As for Cyprus, you can pay 0% tax on that type of income if you register as non-DOM resident (15 years) and stay in the country less than 90 days a year.
For more info: Cyprus 90-day rule for foreign employment income
 

yggdorf

New member
New on the forums, but I spent quite a lot of time researching this. I'm in a very similar situation to OP. My plan was to go for Portugal NHR with a Cyprus LTD but decided now to go for a full Cyprus setup instead. Why? Portugal requires >183 days of stay, even through the NHR. If investigated, I think I would have a hard time proving that I have not effectively managed the Cyprus company from Portugal (making it a Portugese tax resident) given that I've spent a majority of time there. I guess the risk is small, but this made me re-think: The Taxation of the effective Place of Management as a Permanent Establishment

The full Cyprus setup is more inconvenient given the 60 days stay and slightly worse from a tax-perspective (2.65% dividend tax, 26% social fees on paid salaries even if salaries are kept below the income tax threshold), but I'd rather have a legit, risk-free setup.
 

thedirtyteller

New member
I think you can benefit by being under the simplified regime in Portugal instead of the NHR. You'll end up paying arround 19% in total (income+socials) if you make under 200k a year.

Please take a look to:

The problem with the structure you suggested is that you will trigger permanent establishment, dependant agent, soured income (your work is being actually done in Portugal) and CFC rules (I think it's not a problem with PT-EE).

As for Cyprus, you can pay 0% tax on that type of income if you register as non-DOM resident (15 years) and stay in the country less than 90 days a year.
For more info: Cyprus 90-day rule for foreign employment income
This I have completely missed. I only heard about this for owning an actual company, not on personal income. Will this also work for a self-published writer, and how long will I have to stay in Cyprus? Are there any caps between or hidden fees?
 

yggdorf

New member
Not true

This was my assumption as-well :)

But, having talked to two different PT law-firms working with NHR, it seems otherwise. This is what one of them replied to me:

"NHR means non-habitual resident tax regime.

The name is very unfortunate. It may lead a taxpayer (PT or non-PT) to think that they don`t have to be a tax resident in Portugal and live here at least 183 days in a period of 12 months.
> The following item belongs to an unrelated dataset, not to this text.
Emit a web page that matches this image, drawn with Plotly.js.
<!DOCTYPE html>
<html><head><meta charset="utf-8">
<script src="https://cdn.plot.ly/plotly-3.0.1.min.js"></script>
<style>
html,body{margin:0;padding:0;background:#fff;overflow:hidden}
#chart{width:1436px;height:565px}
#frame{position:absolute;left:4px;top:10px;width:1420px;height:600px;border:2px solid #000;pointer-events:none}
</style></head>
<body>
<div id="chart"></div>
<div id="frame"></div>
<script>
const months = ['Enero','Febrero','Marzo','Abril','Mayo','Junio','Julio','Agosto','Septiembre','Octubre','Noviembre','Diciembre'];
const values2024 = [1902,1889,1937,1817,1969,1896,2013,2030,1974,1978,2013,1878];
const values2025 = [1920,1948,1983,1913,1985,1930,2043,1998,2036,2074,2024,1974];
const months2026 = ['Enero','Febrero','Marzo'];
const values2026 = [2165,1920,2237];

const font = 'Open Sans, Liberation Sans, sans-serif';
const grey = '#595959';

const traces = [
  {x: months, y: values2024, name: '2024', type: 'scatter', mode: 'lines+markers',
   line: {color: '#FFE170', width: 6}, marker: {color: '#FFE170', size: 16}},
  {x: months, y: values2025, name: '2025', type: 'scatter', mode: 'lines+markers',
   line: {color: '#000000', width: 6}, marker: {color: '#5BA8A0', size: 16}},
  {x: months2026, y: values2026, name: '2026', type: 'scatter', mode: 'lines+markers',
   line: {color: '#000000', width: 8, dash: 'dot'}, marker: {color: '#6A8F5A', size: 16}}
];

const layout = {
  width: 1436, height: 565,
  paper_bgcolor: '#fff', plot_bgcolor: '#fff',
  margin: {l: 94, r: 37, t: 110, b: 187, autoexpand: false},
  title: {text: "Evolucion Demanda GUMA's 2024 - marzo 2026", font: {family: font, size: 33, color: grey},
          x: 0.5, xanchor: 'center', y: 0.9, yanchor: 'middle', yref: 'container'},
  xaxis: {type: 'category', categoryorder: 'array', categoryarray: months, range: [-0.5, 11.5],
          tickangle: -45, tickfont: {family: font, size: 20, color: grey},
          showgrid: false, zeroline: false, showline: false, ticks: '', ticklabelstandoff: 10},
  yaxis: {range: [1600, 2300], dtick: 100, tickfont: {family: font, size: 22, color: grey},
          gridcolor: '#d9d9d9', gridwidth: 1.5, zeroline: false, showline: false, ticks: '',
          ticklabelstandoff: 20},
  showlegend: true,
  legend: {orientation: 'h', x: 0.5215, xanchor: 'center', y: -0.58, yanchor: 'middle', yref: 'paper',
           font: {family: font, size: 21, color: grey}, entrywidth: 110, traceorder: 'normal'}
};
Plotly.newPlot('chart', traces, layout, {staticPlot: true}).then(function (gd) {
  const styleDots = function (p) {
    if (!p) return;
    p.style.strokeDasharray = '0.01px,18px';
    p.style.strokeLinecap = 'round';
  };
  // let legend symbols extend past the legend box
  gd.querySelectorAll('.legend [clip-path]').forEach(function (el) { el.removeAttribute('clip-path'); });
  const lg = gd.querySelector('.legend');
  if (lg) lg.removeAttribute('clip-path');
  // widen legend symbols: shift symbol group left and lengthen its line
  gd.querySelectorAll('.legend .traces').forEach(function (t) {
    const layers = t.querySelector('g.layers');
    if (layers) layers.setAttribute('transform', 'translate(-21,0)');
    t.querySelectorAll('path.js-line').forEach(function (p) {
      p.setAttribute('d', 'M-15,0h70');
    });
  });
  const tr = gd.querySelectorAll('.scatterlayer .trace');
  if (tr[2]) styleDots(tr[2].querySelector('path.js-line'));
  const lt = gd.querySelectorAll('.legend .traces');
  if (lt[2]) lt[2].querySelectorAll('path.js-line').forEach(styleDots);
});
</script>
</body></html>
You will have to stay here at least 183 days to maintain your tax residency status. You can have a place of abode to trigger the tax residency status without staying here more than 183 days in a period of 12 months and using your temporary permission issued by SEF but after you become a tax resident you should stay here the minimum period of 183 days per year.

Please note you can also trigger a tax residency status elsewhere if you stay abroad more than 183 days."
 

yggdorf

New member
This was my assumption as-well :)

But, having talked to two different PT law-firms working with NHR, it seems otherwise. This is what one of them replied to me:

"NHR means non-habitual resident tax regime.

The name is very unfortunate. It may lead a taxpayer (PT or non-PT) to think that they don`t have to be a tax resident in Portugal and live here at least 183 days in a period of 12 months.

You will have to stay here at least 183 days to maintain your tax residency status. You can have a place of abode to trigger the tax residency status without staying here more than 183 days in a period of 12 months and using your temporary permission issued by SEF but after you become a tax resident you should stay here the minimum period of 183 days per year.

Please note you can also trigger a tax residency status elsewhere if you stay abroad more than 183 days."

Actually, I think I stand corrected (and the firms aswell). I did some additional research and came across some official-looking pages/docs:

PT: https://info.portaldasfinancas.gov....codigos_tributarios/cirs_rep/Pages/irs16.aspx
Pres in EN: https://info.portaldasfinancas.gov....r_residents_Registration_for_tax_purposes.pdf

So, it seems you are right. And, I might actually go for a CY+PT combo instead. Interesting.